PMI is relying on Simko’s extensive experience in almost every facet of the company’s legal affairs—as well as that of his colleagues in the law department—to help usher in a new era of what PMI calls “smoke-free products.” These products include e-cigarettes and PMI’s patented IQOS technology, which uses electronics to heat (but not burn) tobacco in order to release flavors and nicotine. To take on the challenge, Simko is making sure the company has the right litigation team in place with the right skills.

PMI products are sold in more than 180 countries outside the US, yet the company’s worldwide litigation team is a lean eight lawyers deep, based in New York City and Lausanne, Switzerland. “The strength of the team itself is the depth of litigation experience here,” Simko says. “Most of the people have been working in litigation—specifically representing the company as outside counsel—before they’ve come in. It gives a realistic perspective. There’s a depth of analysis and an ability to communicate and relate that is key to advising the business.”

Simko has been doing litigation for PMI since 2008 but has also assisted the company legally in the areas of compliance, anti-counterfeiting, trade issues, marketing, market research, next-generation products, and sales. “All these experiences enabled me to get to know the business very well and, more importantly, be able to expand my network within the business,” Simko says. “We are so international, it really gave me time to develop relationships that I draw upon every day.”

J. B. Simko Philip Morris International
Photo by Peter Garritano

Simko says that all-around experience is extraordinarily valuable. “We want to broaden the team’s exposure and experiences with different functions and within regions,” he explains.

For such a small team to manage matters globally, Simko says, the company employs a “one-team” approach, teaming up with outside counsel. “Our approach may be a bit different than some other companies’,” Simko says. “We develop long-term relationships with our outside firms. We work very closely with two international firms and national counsel in each jurisdiction. We invest in these relationships and want our outside lawyers to understand our business. One of the most common things you hear is ‘That’s not how we do it here.’ You have to work through that together to find solutions.” It’s the team’s unique historical knowledge and broad experience, he believes, that make it capable of taking on so many new issues as the company pivots.

When it comes to outside counsel at both the national and international level, Simko says, PMI is particularly dedicated to diversity and inclusion. “We discuss succession planning with our firms and look at team diversity every year,” he adds. According to Simko, diversity of viewpoints and voices is critical for strategic thinking and matching up to any circumstance.

While much of PMI’s litigation work is comparable to that at other international companies, it’s the business’s commitment to smoke-free products that truly makes Simko and his team’s work unique and challenging. Simko says working to convince regulators to allow information and access to better products is a tremendous challenge. “You need to be creative, persuasive, and get people to base their decisions on sound science and common sense,” he adds.

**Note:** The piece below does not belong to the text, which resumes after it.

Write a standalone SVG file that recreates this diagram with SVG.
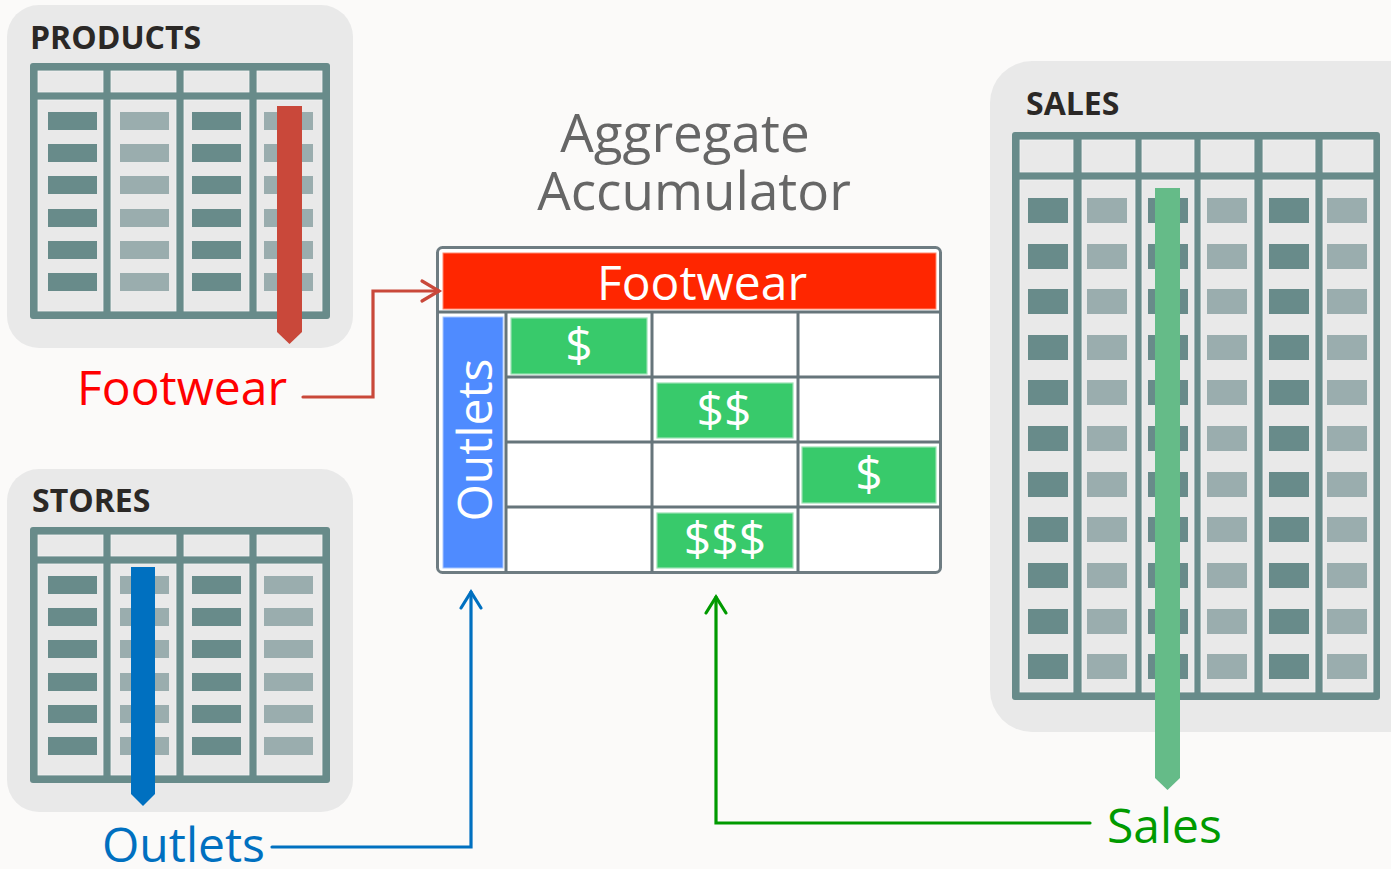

In order to convince adult smokers to move to smoke-free products, PMI needs to communicate with its customers, but regulations and laws aimed at reducing cigarette smoking can make it very difficult to let them know about better alternatives. “It’s a tough road,” Simko says. “From a litigation perspective, you continue to have challenges relating to product liability, securities litigation, and general skepticism from regulators. But, I do think we are up to the challenge, and offering consumers better products is definitely the right thing to do.”